L’opposition renaît en Malaisie

Lors des récentes élections législatives en Malaisie, les partis d’opposition ont obtenu leurs meilleurs résultats depuis l’indépendance de l’ancienne colonie britannique en 1957, réduisant la coalition de la majorité parlementaire à moins du deux-tiers des sièges. Le chemin que suivra le pays après ce renouveau démocratique repose essentiellement sur les épaules d’un seul homme, Anwar Ibrahim, l’ancien vice-Premier ministre, limogé par l’ancien Premier ministre Mahathir Mohamad et ensuite emprisonné.

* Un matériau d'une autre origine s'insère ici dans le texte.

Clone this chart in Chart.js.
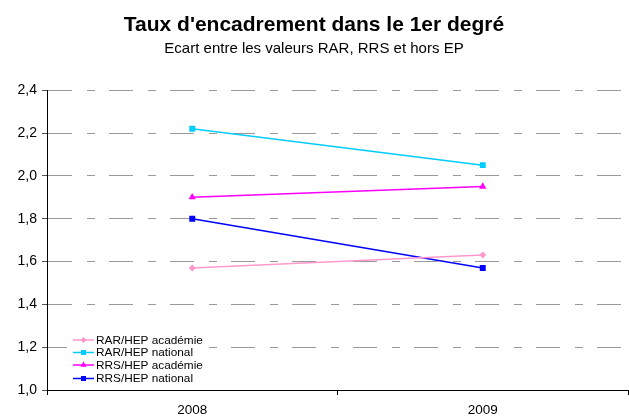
<!DOCTYPE html>
<html>
<head>
<meta charset="utf-8">
<script src="https://cdn.jsdelivr.net/npm/chart.js@4/dist/chart.umd.min.js"></script>
<style>
html,body{margin:0;padding:0;background:#fff;}
#wrap{width:629px;height:417px;position:relative;}
</style>
</head>
<body>
<div id="wrap"><canvas id="c" width="629" height="417"></canvas></div>
<script>
const categories = ['2008', '2009'];
const rarAcademie = [1.57, 1.63];
const rarNational = [2.22, 2.05];
const rrsAcademie = [1.90, 1.95];
const rrsNational = [1.80, 1.57];
const seriesNames = ['RAR/HEP académie', 'RAR/HEP national', 'RRS/HEP académie', 'RRS/HEP national'];
const yMin = 1.0, yMax = 2.4, yStep = 0.2;

const FONT = "'Liberation Sans', Arial, sans-serif";

const colors = ['#FF99CC', '#00CCFF', '#FF00FF', '#0000FF'];
const styles = ['rectRot', 'rect', 'triangle', 'rect'];
const radii = [3.5, 4.2, 4.2, 4.2];
const values = [rarAcademie, rarNational, rrsAcademie, rrsNational];

const datasets = values.map((v, i) => ({
  label: seriesNames[i],
  data: v,
  borderColor: colors[i],
  backgroundColor: colors[i],
  borderWidth: 1.5,
  pointStyle: styles[i],
  pointRadius: radii[i],
  pointBorderWidth: 0,
  pointBackgroundColor: colors[i],
  tension: 0
}));

const legendPlugin = {
  id: 'insideLegend',
  afterDraw(chart) {
    const ctx = chart.ctx;
    const ca = chart.chartArea;
    const x0 = ca.left + 26;
    const rowYs = [ca.bottom - 50, ca.bottom - 37.5, ca.bottom - 25, ca.bottom - 11.5];
    ctx.save();
    ctx.fillStyle = '#fff';
    ctx.fillRect(ca.left + 20, ca.bottom - 58, 142, 55);
    ctx.font = '11.8px ' + FONT;
    ctx.textBaseline = 'middle';
    ctx.textAlign = 'left';
    chart.data.datasets.forEach((ds, i) => {
      const y = rowYs[i];
      ctx.strokeStyle = ds.borderColor;
      ctx.lineWidth = 1.5;
      ctx.beginPath();
      ctx.moveTo(x0, y);
      ctx.lineTo(x0 + 21, y);
      ctx.stroke();
      ctx.fillStyle = ds.borderColor;
      Chart.helpers.drawPoint(ctx, {pointStyle: ds.pointStyle, rotation: 0, borderWidth: 0, radius: ds.pointRadius * 0.85}, x0 + 10.5, y);
      ctx.fillStyle = '#000';
      ctx.fillText(ds.label, x0 + 23, y + 0.5);
    });
    ctx.restore();
  }
};

new Chart(document.getElementById('c'), {
  type: 'line',
  data: { labels: categories, datasets },
  plugins: [legendPlugin],
  options: {
    responsive: false,
    animation: false,
    layout: { autoPadding: false, padding: { left: 0, right: 1, top: 0, bottom: 0 } },
    plugins: {
      legend: { display: false },
      tooltip: { enabled: false },
      title: {
        display: true,
        text: "Taux d'encadrement dans le 1er degré",
        color: '#000',
        font: { family: FONT, size: 21, weight: 'bold' },
        padding: { top: 13, bottom: 0 }
      },
      subtitle: {
        display: true,
        text: 'Ecart entre les valeurs RAR, RRS et hors EP',
        color: '#000',
        font: { family: FONT, size: 15 },
        padding: { top: 2, bottom: 32 }
      }
    },
    scales: {
      x: {
        type: 'category',
        offset: true,
        grid: { display: true, drawOnChartArea: false, drawTicks: true, tickLength: 5, offset: true, color: '#000' },
        border: { display: true, color: '#000', width: 1 },
        ticks: { color: '#000', font: { family: FONT, size: 13.5 }, padding: 7, maxRotation: 0 },
        afterFit(s) { s.height = 27; }
      },
      y: {
        min: yMin, max: yMax,
        grid: { color: '#999999', lineWidth: 1, tickLength: 5, tickColor: '#555' },
        border: { display: true, color: '#000', width: 1, dash: [24, 15, 8, 14] },
        ticks: {
          stepSize: yStep,
          color: '#000',
          font: { family: FONT, size: 14 },
          padding: 5,
          callback: (v) => Number(v).toFixed(1).replace('.', ',')
        },
        afterFit(s) { s.width = 47; }
      }
    }
  }
});
</script>
</body>
</html>
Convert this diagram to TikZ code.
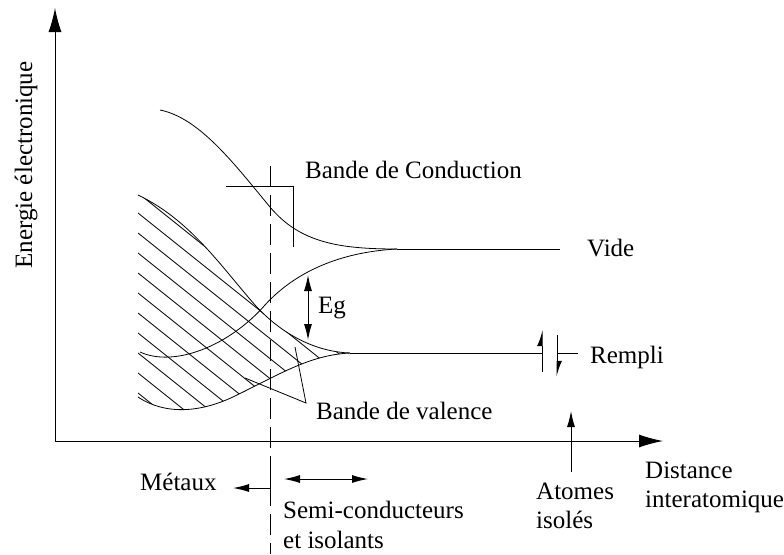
\documentclass[tikz,border=0pt]{standalone}
\usepackage{fontspec}
\setmainfont{Liberation Serif}
\usetikzlibrary{arrows.meta}
\begin{document}
\begin{tikzpicture}[x=1pt,y=-1pt,
  font=\fontsize{25}{30}\selectfont,
  lbl/.style={anchor=base west, inner sep=0pt},
  thinline/.style={line width=0.8pt},
  axisline/.style={line width=1pt, -{Latex[length=24pt,width=13pt]}},
  bigarrow/.style={line width=1pt, -{Latex[length=16pt,width=8pt]}},
  dblarrow/.style={line width=1pt, {Latex[length=16pt,width=8pt]}-{Latex[length=16pt,width=8pt]}},
  spin/.style={line width=1pt, -{Latex[harpoon,length=14pt,width=10pt]}},
  hatchline/.style={line width=0.8pt}
]
\useasboundingbox (0,0) rectangle (784,554);

% axes
\coordinate (O) at (55,441);
\coordinate (ytip) at (55,8);
\coordinate (xtip) at (663,441);
\draw[axisline] (O) -- (ytip);
\draw[axisline] (O) -- (xtip);
\node[rotate=90, anchor=base, inner sep=0pt] (elabel) at (32,165) {Energie électronique};

% key points
\coordinate (vt0) at (138,195);
\coordinate (vb0) at (138,397);
\coordinate (vmerge) at (350,353);
\coordinate (vend) at (542,353);
\coordinate (ct0) at (160,110);
\coordinate (cb0) at (140,352);
\coordinate (cmerge) at (397,249);
\coordinate (cend) at (560,249);

% hatched valence region
\begin{scope}
\clip (vt0) .. controls (190,220) and (220,265) .. (255,305) .. controls (285,338) and (320,352) .. (vmerge)
  .. controls (310,355) and (280,374) .. (235,396) .. controls (200,413) and (165,415) .. (vb0) -- cycle;
\foreach \i in {-12,...,12} {
  \draw[hatchline] (138,{193+20*\i}) -- ++(300,240);
}
\end{scope}

% valence band boundaries
\draw[thinline] (vt0) .. controls (190,220) and (220,265) .. (255,305) .. controls (285,338) and (320,352) .. (vmerge);
\draw[thinline] (vb0) .. controls (165,415) and (200,413) .. (235,396) .. controls (280,374) and (310,355) .. (vmerge);
\draw[thinline] (vmerge) -- (vend);

% conduction band boundaries
\draw[thinline] (ct0) .. controls (200,118) and (235,165) .. (270,207) .. controls (300,243) and (340,249) .. (cmerge);
\draw[thinline] (cb0) .. controls (175,368) and (230,345) .. (265,305) .. controls (295,272) and (340,252) .. (cmerge);
\draw[thinline] (cmerge) -- (cend);

% dashed separator
\coordinate (d1) at (270,166);
\coordinate (d2) at (270,554);
\draw[line width=1pt, dash pattern=on 21pt off 8pt] (d1) -- (d2);

% Bande de conduction bracket
\coordinate (bc1) at (226,186);
\coordinate (bc2) at (293,186);
\coordinate (bc3) at (293,247);
\draw[line width=1pt] (bc1) -- (bc2) -- (bc3);
\node[lbl] (bclabel) at (305,178) {Bande de Conduction};

% Eg
\coordinate (eg1) at (308,275);
\coordinate (eg2) at (308,340);
\draw[dblarrow] (eg1) -- (eg2);
\node[lbl] (eglabel) at (318,313) {Eg};

% Bande de valence pointer
\coordinate (bva) at (295,347);
\coordinate (bv0) at (306,403);
\coordinate (bvb) at (245,378);
\draw[thinline] (bva) -- (bv0) -- (bvb);
\node[lbl] (bvlabel) at (316,419) {Bande de valence};

% Vide
\node[lbl] (vide) at (587,256) {Vide};

% Rempli spins
\coordinate (s1a) at (542,372);
\coordinate (s1b) at (542,330);
\coordinate (s2a) at (557,335);
\coordinate (s2b) at (557,377);
\coordinate (s2c) at (557,353);
\coordinate (s2d) at (578,353);
\draw[spin] (s1a) -- (s1b);
\draw[spin] (s2a) -- (s2b);
\draw[line width=1pt] (s2c) -- (s2d);
\node[lbl] (rempli) at (590,363) {Rempli};

% Metaux
\coordinate (m1) at (270,468);
\coordinate (m2) at (270,488);
\coordinate (m3) at (233,488);
\draw[bigarrow] (m1) -- (m2) -- (m3);
\node[lbl] (metaux) at (140,490) {Métaux};

% Semi-conducteurs
\coordinate (sc1) at (284,479);
\coordinate (sc2) at (368,479);
\draw[dblarrow] (sc1) -- (sc2);
\node[lbl] (semi) at (283,518) {Semi-conducteurs};
\node[lbl] (isol) at (283,548) {et isolants};

% Atomes isoles
\coordinate (a1) at (571,472);
\coordinate (a2) at (571,411);
\draw[bigarrow] (a1) -- (a2);
\node[lbl] (atomes) at (536,499) {Atomes};
\node[lbl] (isoles) at (536,528) {isolés};

% Distance interatomique
\node[lbl] (dist) at (645,478) {Distance};
\node[lbl] (inter) at (645,507) {interatomique};
\end{tikzpicture}
\end{document}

L’occasion est enfin donnée à Anwar de présenter un contrepoids crédible à la coalition au pouvoir du Barisan Nasional (BN, Front national), même s’il sait que cette nouvelle conjoncture ne lui donnera pas nécessairement les rênes du gouvernement. Personne ne s’attend vraiment à ce que l’opposition remporte suffisamment de sièges pour former un gouvernement dans un avenir proche. Mais il peut se permettre d’être à nouveau courtisé par son ancien parti, l’organisation nationale pour l’unité malaise (UMNO), la principale composante de la coalition gouvernementale. 

Il semble acquis que l’UMNO ait tenu des discussions avec Anwar avant ces élections. Aujourd’hui plus que jamais, il souhaite qu’Anwar rétablisse sa crédibilité. Et pour devenir Premier ministre, Anwar a besoin de l’UMNO.